At least have more then +75 relationships they might not join the war but sometimes they dose so dont forget to SAVE the game. How to increase relationships ? give them money. but giving to shogun dont work.
Most of the things kayeka already wrote it so i wont here, so i will just write dont forget to expand modernaized warships. even when your dispanding armys to gain income.because naval manuver briez is something Ai really loves in this game.they always declare war when they land on your soils.dont hesitate to attck any fleets with troops inside if you see it. I havent checked this but I believe ai just use this skiping province tactics only aginst players. i never seen a ai attcking each other skiping next provinces.maybe im wrong.
The best 'victory condition/ time to complete' scenario is playing a long campaign, this is about 240 turns.
Capturing 40 provinces might seem a lot, but near the end you will see the enemy running out of experienced troops. At wich point you can advance without to much resistance.
With 3-4 armies of your own you can take 4-8! provinces per turn (if you have the movementpoints and means to keep unrest down)

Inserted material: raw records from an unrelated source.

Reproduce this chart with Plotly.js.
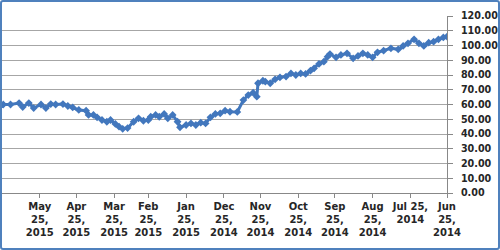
<!DOCTYPE html>
<html>
<head>
<meta charset="utf-8">
<script src="https://cdn.plot.ly/plotly-3.0.1.min.js"></script>
<style>
html,body{margin:0;padding:0;background:#fff;}
#wrap{position:relative;width:500px;height:250px;}
#chart{width:500px;height:250px;}
#frame{position:absolute;left:0;top:0;width:500px;height:250px;box-sizing:border-box;border:2px solid #4f81bd;border-radius:3px;pointer-events:none;}
</style>
</head>
<body>
<div id="wrap"><div id="chart"></div><div id="frame"></div></div>
<script>
var dates = [
"2014-06-25","2014-06-28","2014-07-02","2014-07-06","2014-07-10","2014-07-14","2014-07-18","2014-07-22",
"2014-07-27","2014-07-31","2014-08-04","2014-08-10","2014-08-16","2014-08-21","2014-08-25","2014-08-29",
"2014-09-02","2014-09-06","2014-09-10","2014-09-15","2014-09-20","2014-09-24","2014-09-29","2014-10-01",
"2014-10-04","2014-10-08","2014-10-12","2014-10-15","2014-10-19","2014-10-23","2014-10-27","2014-10-31",
"2014-11-04","2014-11-09","2014-11-13","2014-11-17","2014-11-21","2014-11-23","2014-11-27","2014-11-28",
"2014-12-01","2014-12-05","2014-12-09","2014-12-14","2014-12-20","2014-12-24","2014-12-28","2015-01-01",
"2015-01-05","2015-01-09","2015-01-13","2015-01-17","2015-01-21","2015-01-25","2015-01-30","2015-02-01",
"2015-02-05","2015-02-09","2015-02-12","2015-02-16","2015-02-19","2015-02-23","2015-02-25","2015-03-01",
"2015-03-05","2015-03-09","2015-03-14","2015-03-18","2015-03-21","2015-03-24","2015-03-28","2015-03-31",
"2015-04-04","2015-04-08","2015-04-11","2015-04-15","2015-04-17","2015-04-23","2015-04-28","2015-05-02",
"2015-05-06","2015-05-12","2015-05-16","2015-05-20","2015-05-24","2015-05-30","2015-06-03","2015-06-08",
"2015-06-11","2015-06-18","2015-06-24"
];
var values = [
106.0,105.5,104.2,102.6,101.9,99.7,101.5,104.2,
101.5,99.7,97.4,98.1,96.5,95.4,92.0,93.6,
94.7,92.9,91.3,94.7,93.6,92.0,94.2,92.4,
89.0,87.5,84.5,82.9,80.7,81.1,80.0,81.1,
78.9,78.4,77.1,74.4,75.5,76.1,74.4,65.3,
68.0,66.4,63.0,55.0,55.1,55.8,54.0,53.6,
51.3,47.2,47.7,46.1,47.2,46.1,44.5,48.3,
52.9,50.6,53.6,51.7,52.9,51.7,49.5,49.0,
50.6,48.3,44.0,43.5,45.0,46.8,49.5,48.3,
49.5,51.3,52.9,52.9,55.8,56.3,58.0,59.0,
60.3,60.0,60.3,57.6,60.0,57.6,61.0,58.3,
61.0,60.0,60.0
];
var tickDates = ["2015-05-25","2015-04-25","2015-03-25","2015-02-25","2015-01-25","2014-12-25",
"2014-11-25","2014-10-25","2014-09-25","2014-08-25","2014-07-25","2014-06-25"];
var tickLabels = ["May<br>25,<br>2015","Apr<br>25,<br>2015","Mar<br>25,<br>2015","Feb<br>25,<br>2015",
"Jan<br>25,<br>2015","Dec<br>25,<br>2014","Nov<br>25,<br>2014","Oct<br>25,<br>2014","Sep<br>25,<br>2014",
"Aug<br>25,<br>2014","Jul 25,<br>2014","Jun<br>25,<br>2014"];

var trace = {
  x: dates, y: values, type: 'scatter', mode: 'lines+markers',
  line: {color: '#4277bd', width: 3},
  marker: {symbol: 'diamond', size: 6, color: '#4277bd'},
  hoverinfo: 'skip'
};
var fontBase = {family: '"DejaVu Sans", Verdana, sans-serif', size: 10, color: '#262626', weight: 'bold'};
var yFont = {family: '"DejaVu Sans", Verdana, sans-serif', size: 9.6, color: '#262626', weight: 'bold'};
var layout = {
  width: 500, height: 250,
  margin: {l: 2, r: 53, t: 16, b: 57},
  paper_bgcolor: '#ffffff', plot_bgcolor: '#ffffff',
  showlegend: false,
  font: fontBase,
  xaxis: {
    type: 'date', range: ['2015-06-25', '2014-06-25'],
    tickmode: 'array', tickvals: tickDates, ticktext: tickLabels,
    ticks: 'outside', ticklen: 4, tickcolor: '#888888', tickwidth: 1,
    showline: true, linecolor: '#888888', linewidth: 1,
    showgrid: false, zeroline: false,
    tickfont: fontBase, tickangle: 0
  },
  yaxis: {
    side: 'right', range: [0, 120], dtick: 10, tick0: 0,
    tickformat: '.2f',
    ticks: 'outside', ticklen: 5, tickcolor: '#888888', tickwidth: 1,
    showline: true, linecolor: '#888888', linewidth: 1,
    showgrid: true, gridcolor: '#a6a6a6', gridwidth: 1,
    zeroline: false, tickfont: yFont, ticklabelstandoff: 6
  }
};
Plotly.newPlot('chart', [trace], layout, {staticPlot: true, displayModeBar: false});
</script>
</body>
</html>
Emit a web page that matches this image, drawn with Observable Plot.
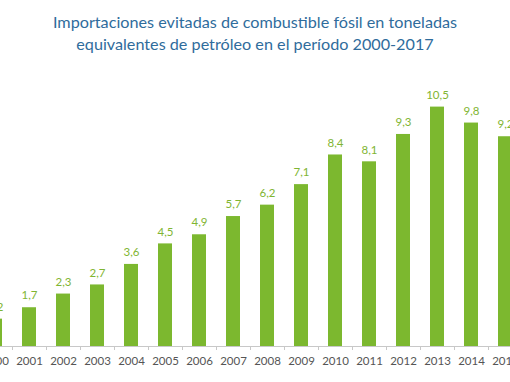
<!DOCTYPE html>
<html>
<head>
<meta charset="utf-8">
<script src="https://cdn.jsdelivr.net/npm/d3@7"></script>
<script src="https://cdn.jsdelivr.net/npm/@observablehq/plot@0.6"></script>
<style>
  html, body { margin: 0; padding: 0; background: #fff; overflow: hidden; width: 510px; height: 382px; }
  #title { height: 60px; box-sizing: border-box; padding-top: 11px; text-align: center; color: #2f6c9c; font-family: Lato, "Open Sans", sans-serif; font-size: 16.2px; line-height: 22px; }
  #chart svg { overflow: hidden; display: block; }
</style>
</head>
<body>
<div id="title">Importaciones evitadas de combustible fósil en toneladas<br>equivalentes de petróleo en el período 2000-2017</div>
<div id="chart"></div>
<script>
const years = [2000, 2001, 2002, 2003, 2004, 2005, 2006, 2007, 2008, 2009, 2010, 2011, 2012, 2013, 2014, 2015];
const values = [1.2, 1.7, 2.3, 2.7, 3.6, 4.5, 4.9, 5.7, 6.2, 7.1, 8.4, 8.1, 9.3, 10.5, 9.8, 9.2];
const valueLabels = ["1,2", "1,7", "2,3", "2,7", "3,6", "4,5", "4,9", "5,7", "6,2", "7,1", "8,4", "8,1", "9,3", "10,5", "9,8", "9,2"];

const data = years.map((y, i) => ({year: y, value: values[i], label: valueLabels[i]}));
const boundaries = years.map(y => y + 0.5).concat([years[0] - 0.5]);
const halfBar = 7 / 34;

const plot = Plot.plot({
  width: 510,
  height: 322,
  marginLeft: 0,
  marginRight: 0,
  marginTop: 0,
  marginBottom: 36,
  style: {fontFamily: "Lato, 'Open Sans', sans-serif", background: "#fff"},
  x: {type: "linear", domain: [2000 + 5 / 34, 2015 + 5 / 34], range: [0, 510], axis: null, label: null},
  y: {domain: [0, 10.5], range: [286, 46.6], axis: null, label: null},
  marks: [
    Plot.rectY(data, {x1: d => d.year - halfBar, x2: d => d.year + halfBar, y: "value", fill: "#7cb82f"}),
    Plot.text(data, {x: "year", y: "value", text: "label", dy: -12, fill: "#7fb532", fontSize: 11.5}),
    Plot.ruleY([0], {stroke: "#c8c8c8", strokeWidth: 1}),
    Plot.axisX(boundaries, {tickSize: 4, tickFormat: () => "", stroke: "#c8c8c8", label: null}),
    Plot.axisX(years, {tickSize: 0, tickPadding: 10, tickFormat: d => String(d), fill: "#555", fontSize: 11.5, label: null})
  ]
});
document.getElementById("chart").appendChild(plot);
</script>
</body>
</html>
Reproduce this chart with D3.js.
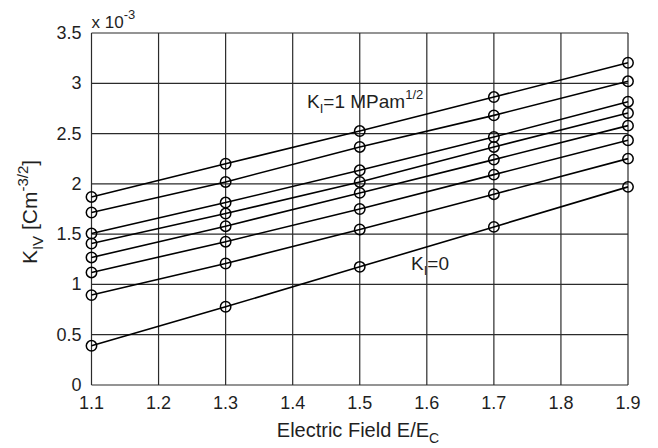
<!DOCTYPE html>
<meta charset="utf-8">
<head>
    <title></title>
    <script src="https://cdn.jsdelivr.net/npm/d3@7/dist/d3.min.js"></script>
</head>

<style>
    body{ margin:0; background:#fff; }
    text{
      font-family: Arial, "Liberation Sans", sans-serif;
      fill:#1f1f1f;
    }
</style>
<svg width="658" height="448"></svg>

<script>
    // electric field E/E_C where the points were computed
    var field = [1.1, 1.3, 1.5, 1.7, 1.9];

    // K_IV in units of 1e-3, one array per curve, top (K_I=1) to bottom (K_I=0)
    var kiv1 = [1.87, 2.20, 2.525, 2.863, 3.204];
    var kiv2 = [1.715, 2.019, 2.367, 2.681, 3.02];
    var kiv3 = [1.506, 1.814, 2.135, 2.466, 2.817];
    var kiv4 = [1.407, 1.705, 2.019, 2.367, 2.704];
    var kiv5 = [1.268, 1.579, 1.91, 2.241, 2.579];
    var kiv6 = [1.119, 1.425, 1.75, 2.092, 2.433];
    var kiv7 = [0.894, 1.208, 1.546, 1.897, 2.251];
    var kiv8 = [0.39, 0.778, 1.175, 1.572, 1.97];
    var curves = [kiv1, kiv2, kiv3, kiv4, kiv5, kiv6, kiv7, kiv8];

    var xTicks = [1.1, 1.2, 1.3, 1.4, 1.5, 1.6, 1.7, 1.8, 1.9];
    var yTicks = [0, 0.5, 1, 1.5, 2, 2.5, 3, 3.5];

    var pLeft = 91.5, pRight = 628, pTop = 33, pBottom = 385;

    var x = d3.scaleLinear().domain([1.1, 1.9]).range([pLeft, pRight]),
        y = d3.scaleLinear().domain([0, 3.5]).range([pBottom, pTop]);

    var svg = d3.select('svg');

    // grid
    var grid = svg.append('g').attr('stroke', '#2b2b2b').attr('stroke-width', 1.2);
    grid.selectAll('line.v').data(xTicks).enter().append('line')
        .attr('x1', function(d){ return x(d); }).attr('x2', function(d){ return x(d); })
        .attr('y1', pTop).attr('y2', pBottom);
    grid.selectAll('line.h').data(yTicks).enter().append('line')
        .attr('y1', function(d){ return y(d); }).attr('y2', function(d){ return y(d); })
        .attr('x1', pLeft).attr('x2', pRight);

    // tick labels
    svg.append('g').selectAll('text').data(xTicks).enter().append('text')
        .attr('x', function(d){ return x(d); })
        .attr('y', pBottom + 24)
        .attr('text-anchor', 'middle')
        .style('font-size', '18px')
        .text(function(d){ return d3.format('.1f')(d); });

    svg.append('g').selectAll('text').data(yTicks).enter().append('text')
        .attr('x', pLeft - 10)
        .attr('y', function(d){ return y(d) + 6; })
        .attr('text-anchor', 'end')
        .style('font-size', '18px')
        .text(function(d){ return d; });

    // exponent
    var ex = svg.append('text').attr('x', pLeft).attr('y', 28).style('font-size', '17px');
    ex.append('tspan').text('x 10');
    ex.append('tspan').attr('dy', -9).style('font-size', '13px').text('-3');

    // curves
    var line = d3.line()
        .x(function(d, i){ return x(field[i]); })
        .y(function(d){ return y(d); });

    svg.append('g').selectAll('path').data(curves).enter().append('path')
        .attr('d', line)
        .attr('fill', 'none')
        .attr('stroke', '#000')
        .attr('stroke-width', 1.6);

    var pts = [];
    curves.forEach(function(c){
        c.forEach(function(v, i){ pts.push([field[i], v]); });
    });
    svg.append('g').selectAll('circle').data(pts).enter().append('circle')
        .attr('cx', function(d){ return x(d[0]); })
        .attr('cy', function(d){ return y(d[1]); })
        .attr('r', 5.2)
        .attr('fill', 'none')
        .attr('stroke', '#000')
        .attr('stroke-width', 1.5);

    // annotations
    var a1 = svg.append('text').attr('x', 307).attr('y', 108).style('font-size', '19px');
    a1.append('tspan').text('K');
    a1.append('tspan').attr('dy', 5).style('font-size', '13px').text('I');
    a1.append('tspan').attr('dy', -5).text('=1 MPam');
    a1.append('tspan').attr('dy', -9).style('font-size', '13px').text('1/2');

    var a2 = svg.append('text').attr('x', 411).attr('y', 270).style('font-size', '19px');
    a2.append('tspan').text('K');
    a2.append('tspan').attr('dy', 5).style('font-size', '13px').text('I');
    a2.append('tspan').attr('dy', -5).text('=0');

    // axis titles
    var xt = svg.append('text').attr('x', 358).attr('y', 437)
        .attr('text-anchor', 'middle').style('font-size', '20px');
    xt.append('tspan').text('Electric Field E/E');
    xt.append('tspan').attr('dy', 6).style('font-size', '14px').text('C');

    var yt = svg.append('text')
        .attr('transform', 'translate(37,212) rotate(-90)')
        .attr('text-anchor', 'middle').style('font-size', '21px');
    yt.append('tspan').text('K');
    yt.append('tspan').attr('dy', 6).style('font-size', '15px').text('IV');
    yt.append('tspan').attr('dy', -6).text(' [Cm');
    yt.append('tspan').attr('dy', -9).style('font-size', '15px').text('-3/2');
    yt.append('tspan').attr('dy', 9).text(']');
</script>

By taking so many provinces per turn you can even afford to lose some should the enemy land an army where you cant get in time.
And by the time a province could start to rebel, you will already have won.
A good way to speed up your endgame steamroll is to keep your monks at the frontline.. you capture a province, turn of it's taxes and place a monk in it..
This will keep unrest to a minimum while you rush on to the next province.
Monks are crucial when dealing with the Ikko clan or any Christian clans because they help convert the newly captured province to your cause.
First campaign I played, I was doing well, killings things as the Chosokabe (bows are cool, bowties too), and then I had a window telling me that the Shogun started noticing, so I panicked, restarted a campaign, and sucked ever since because I was sure I was supposed to go "capture Kyoto then the rest of Japan".
Didn't knew nothing about Realm Divide. I shoulda be a bit more brave.
Just keep an eye on your "fame meter", as soon as it is full, realm divide will trigger!